2022-2023 Antarctic

Early and Mid Pleistocene Climate Archives from the Allan Hills Blue Ice Area

Bubbles of ancient air trapped in ice cores have been used to directly reconstruct atmospheric composition, and its links to Antarctic and global climate, over the last 800,000 years. Previous field expeditions to the Allan Hills Blue Ice Area, Antarctica, have recovered ice cores that extend as far back as 2.7 million years, by far the oldest polar ice samples yet recovered. These ice cores extend direct observations of atmospheric carbon dioxide and methane concentrations and indirect records of Antarctic climate into a period of Earth's climate history that represents a plausible geologic analog to future anthropogenic climate change. Through this project, the team will return to the Allan Hills Blue Ice Area to recover additional ice cores that date to 2 million years or older.

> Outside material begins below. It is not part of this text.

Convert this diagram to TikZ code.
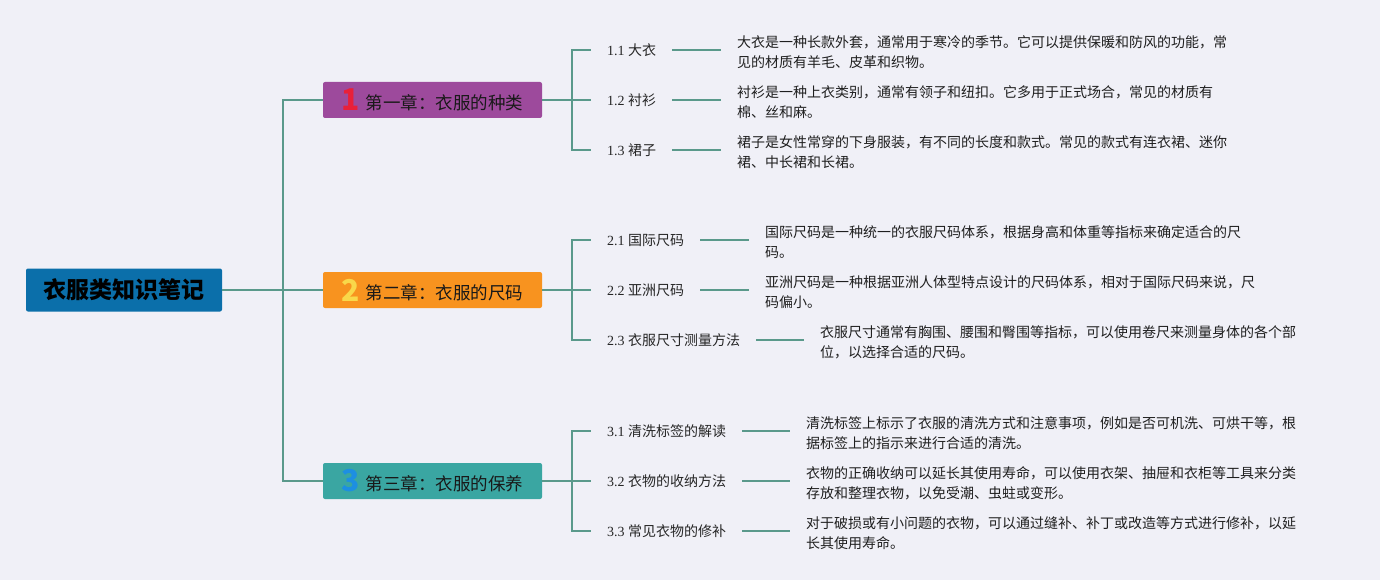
\documentclass[tikz,border=0pt]{standalone}
\usepackage{fontspec}
\setmainfont{Liberation Serif}
\newfontfamily\cjk{Noto Sans CJK SC}
\definecolor{bgc}{HTML}{F0F0F7}
\definecolor{rootc}{HTML}{0B6FAA}
\definecolor{linec}{HTML}{5A998B}
\definecolor{purc}{HTML}{9D4A9C}
\definecolor{orac}{HTML}{F8931F}
\definecolor{teac}{HTML}{3AA6A2}
\definecolor{numa}{HTML}{E8203A}
\definecolor{numb}{HTML}{F9D84A}
\definecolor{numc}{HTML}{1D8FE1}
\tikzset{
  conn/.style={draw=linec, line width=1.3pt},
  rootbox/.style={fill=rootc, rounded corners=2pt, minimum width=196pt, minimum height=43pt,
     inner sep=0pt, font=\cjk\bfseries\fontsize{23}{26}\selectfont, text=black},
  chbox/.style={rounded corners=2pt, minimum width=219pt, minimum height=36pt, inner sep=0pt,
     font=\cjk\fontsize{17.5}{20}\selectfont, text=black!90},
  lab/.style={inner xsep=16pt, inner ysep=2pt, anchor=west, font=\fontsize{14}{16}\selectfont, text=black!85},
  desc/.style={inner xsep=16pt, inner ysep=0pt, anchor=west, align=left,
     font=\cjk\fontsize{14}{20}\selectfont, text=black!88}
}
\newcommand{\chnum}[2]{\raisebox{-1.5pt}{\color{#1}\cjk\bfseries\fontsize{30}{30}\selectfont #2}\hspace{6pt}}
\begin{document}
\begin{tikzpicture}[x=1pt,y=-1pt]
\fill[bgc] (0,0) rectangle (1380,580);
\useasboundingbox (0,0) rectangle (1380,580);

\node[rootbox] (root) at (124,290) {衣服类知识笔记};

\node[chbox, fill=purc] (c1) at (432.5,100) {\chnum{numa}{1}第一章：衣服的种类};
\node[chbox, fill=orac] (c2) at (432.5,290) {\chnum{numb}{2}第二章：衣服的尺码};
\node[chbox, fill=teac] (c3) at (432.5,481) {\chnum{numc}{3}第三章：衣服的保养};

\coordinate (t) at (283,290);
\draw[conn] (root.east) -- (t);
\draw[conn] (t) |- (c1.west);
\draw[conn] (t) |- (c3.west);
\draw[conn] (t) -- (c2.west);

% chapter 1
\coordinate (b1) at (572,100);
\node[lab] (l11) at (591,50) {1.1 {\cjk 大衣}};
\node[lab] (l12) at (591,100) {1.2 {\cjk 衬衫}};
\node[lab] (l13) at (591,150) {1.3 {\cjk 裙子}};
\node[desc] (d11) at (721,52) {大衣是一种长款外套，通常用于寒冷的季节。它可以提供保暖和防风的功能，常\\见的材质有羊毛、皮革和织物。};
\node[desc] (d12) at (721,102) {衬衫是一种上衣类别，通常有领子和纽扣。它多用于正式场合，常见的材质有\\棉、丝和麻。};
\node[desc] (d13) at (721,152) {裙子是女性常穿的下身服装，有不同的长度和款式。常见的款式有连衣裙、迷你\\裙、中长裙和长裙。};
\draw[conn] (c1.east) -- (b1);
\draw[conn] (b1) |- (l11.west);
\draw[conn] (b1) |- (l13.west);
\draw[conn] (b1) -- (l12.west);
\draw[conn] (l11.east) -- (l11.east -| d11.west);
\draw[conn] (l12.east) -- (l12.east -| d12.west);
\draw[conn] (l13.east) -- (l13.east -| d13.west);

% chapter 2
\coordinate (b2) at (572,290);
\node[lab] (l21) at (591,240) {2.1 {\cjk 国际尺码}};
\node[lab] (l22) at (591,290) {2.2 {\cjk 亚洲尺码}};
\node[lab] (l23) at (591,340) {2.3 {\cjk 衣服尺寸测量方法}};
\node[desc] (d21) at (749,242) {国际尺码是一种统一的衣服尺码体系，根据身高和体重等指标来确定适合的尺\\码。};
\node[desc] (d22) at (749,292) {亚洲尺码是一种根据亚洲人体型特点设计的尺码体系，相对于国际尺码来说，尺\\码偏小。};
\node[desc] (d23) at (804,342) {衣服尺寸通常有胸围、腰围和臀围等指标，可以使用卷尺来测量身体的各个部\\位，以选择合适的尺码。};
\draw[conn] (c2.east) -- (b2);
\draw[conn] (b2) |- (l21.west);
\draw[conn] (b2) |- (l23.west);
\draw[conn] (b2) -- (l22.west);
\draw[conn] (l21.east) -- (l21.east -| d21.west);
\draw[conn] (l22.east) -- (l22.east -| d22.west);
\draw[conn] (l23.east) -- (l23.east -| d23.west);

% chapter 3
\coordinate (b3) at (572,481);
\node[lab] (l31) at (591,431) {3.1 {\cjk 清洗标签的解读}};
\node[lab] (l32) at (591,481) {3.2 {\cjk 衣物的收纳方法}};
\node[lab] (l33) at (591,531) {3.3 {\cjk 常见衣物的修补}};
\node[desc] (d31) at (790,433) {清洗标签上标示了衣服的清洗方式和注意事项，例如是否可机洗、可烘干等，根\\据标签上的指示来进行合适的清洗。};
\node[desc] (d32) at (790,483) {衣物的正确收纳可以延长其使用寿命，可以使用衣架、抽屉和衣柜等工具来分类\\存放和整理衣物，以免受潮、虫蛀或变形。};
\node[desc] (d33) at (790,533) {对于破损或有小问题的衣物，可以通过缝补、补丁或改造等方式进行修补，以延\\长其使用寿命。};
\draw[conn] (c3.east) -- (b3);
\draw[conn] (b3) |- (l31.west);
\draw[conn] (b3) |- (l33.west);
\draw[conn] (b3) -- (l32.west);
\draw[conn] (l31.east) -- (l31.east -| d31.west);
\draw[conn] (l32.east) -- (l32.east -| d32.west);
\draw[conn] (l33.east) -- (l33.east -| d33.west);
\end{tikzpicture}
\end{document}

The Foro 400 and Blue Ice Drill will be used to recover the ice cores. The climate records developed from these ice cores will provide new insights into the atmosphere's chemical composition and Antarctic climate during times of comparable or even greater warmth than the present day. Project results will help answer questions about issues associated with anthropogenic change including the relationship between temperature change and the mass balance of Antarctic ice and the relationship between atmospheric greenhouse gases and global climate change.

NSF-NERC: Geological History Constraints on the Magnitude of Grounding Line Retreat in the Thwaites Glacier System

This project contributes to the joint initiative launched by the U.S. National Science Foundation (NSF) and the U.K. Natural Environment Research Council (NERC) to substantially improve decadal and longer-term projections of ice loss and sea-level rise originating from Thwaites Glacier in West Antarctica. This project will provide a record of regional sea-level change by establishing chronologies for raised marine beaches as well as the timing and duration of periods of retreat of Thwaites Glacier during the past 10,000 years by sampling and dating bedrock presently covered by Thwaites Glacier via subglacial drilling. Together with climatic and oceanographic conditions from other records, these will provide boundary conditions for past-to-present model simulations as well as those used to predict future glacier changes under a range of climate scenarios. The project will utilize the Badger-Eclipse Drill and Winkie Drill to obtain subglacial bedrock from sites where ice thickness is dynamically linked to grounding-line position in the Thwaites system (specifically in the Hudson Mountains and near Mount Murphy). Observation of significant cosmogenic-nuclide concentrations--the team will primarily measure Beryllium-10 and in situ Carbon-14--in these samples would provide direct, unambiguous evidence for past episodes of thinning linked to grounding-line retreat as well as constraints on their timing and duration.

NSF-NERC: Ground Geophysics Survey of Thwaites Glacier

This project contributes to the joint initiative launched by the U.S. National Science Foundation (NSF) and the U.K. Natural Environment Research Council (NERC) to substantially improve decadal and longer-term projections of ice loss and sea-level rise originating from Thwaites Glacier in West Antarctica. The project's objectives are to learn whether basal conditions allow for rapid retreat of the Thwaites Glacier grounding line or whether retreat may re-stabilize near its current grounding line. These objectives will be achieved by using dedicated ice-flow modeling to guide targeted field surveys and experiments over two seasons, and to measure the most important unknown quantities and incorporate them into the models. Numerical models will be used to generate hypotheses for basal conditions that are testable through geophysical surveys and to project future behavior of Thwaites Glacier after assimilating the resulting data. The geophysical methods include seismic, radar, gravity, and electrical surveys that allow for a fuller bed characterization. The project will conduct field surveys in areas representative of different parts of the glacier, including across the margins, near the grounding line, and along the central axis of the glacier into its catchment. The Rapid Air Movement (RAM) Drill and Small Hot Water Drill will be used to create the shot holes required for the seismic measurements.